Throughout vaccine development, safety and efficacy remain essential and Operation Warp Speed is prioritizing these factors in every step of vaccine development and distribution.

OWS is developing an extensive information technology (IT) infrastructure for monitoring the vaccine throughout distribution. That infrastructure will be critical to monitoring safety and tracking any adverse events, identifying when an individual needs a second dose, and tracking movement of the vaccine. This monitoring will include an IT architecture composed of existing IT capabilities and new IT solutions to ensure a comprehensive system is in place. This vaccine monitoring IT infrastructure will include:

  • Significant enhancements to existing IT supporting data exchange;
  • Immunization Information Systems used by states, territories, and other entities that deliver public vaccinations;
  • Vaccination data and records from major pharmaceutical retailers, health care systems, hospitals, and private providers; and
  • Free access and training in web-based applications to support thorough vaccine administration and tracking data at administration points with undeveloped infrastructure, such as mobile clinics.

All of the clinical trial data will be reported to a collective IT infrastructure managed by OWS to support analysis and reporting.
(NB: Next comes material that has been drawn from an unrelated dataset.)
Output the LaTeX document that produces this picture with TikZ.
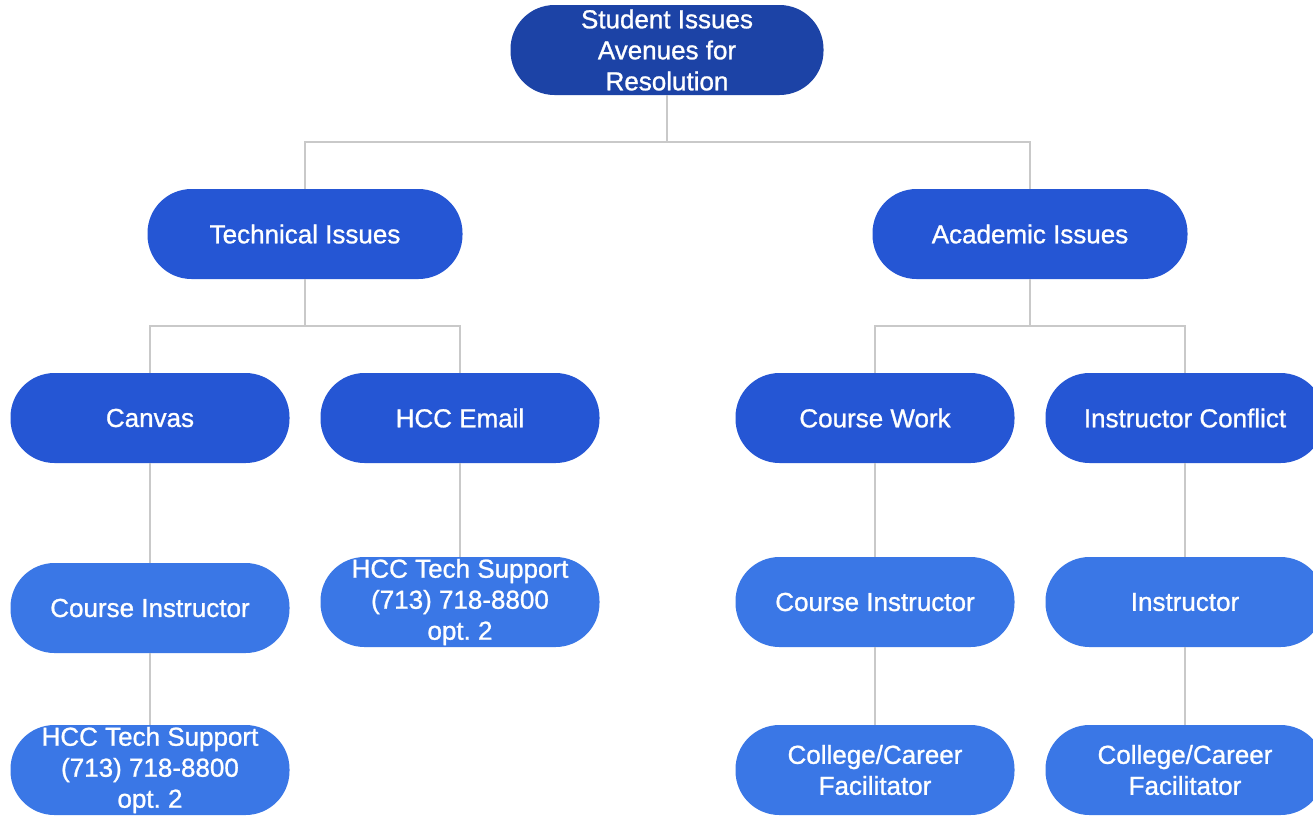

To protect individual’s privacy all of the data will be aggregated, anonymized, and de-identified. The primary purpose of this data collection and pharmacovigilance is to study and monitor the efficacy of the vaccine and any adverse side effects. The pharmacovigilance will also provide up-to-date information to patients, healthcare professionals, and the public about the safety of each vaccine.

The information contained in IEM’s A Vaccine’s Journey is current as of 3:00 p.m. ET on December 11, 2020.

[1] Pfizer and BioNTech to Submit Emergency Use Authorization Request Today to the U.S. FDA for COVID-19 Vaccine, November 20, 2020.

[2] Moderna Announces Primary Efficacy Analysis in Phase 3 COVE Study for Its COVID-19 Vaccine Candidate and Filing Today with U.S. FDA for Emergency Use Authorization. November 30, 2020.

[3] National Academies of Sciences, Engineering, and Medicine. Framework for Equitable Allocation of COVID-19 Vaccine. Washington, DC: The National Academies Press, 2020.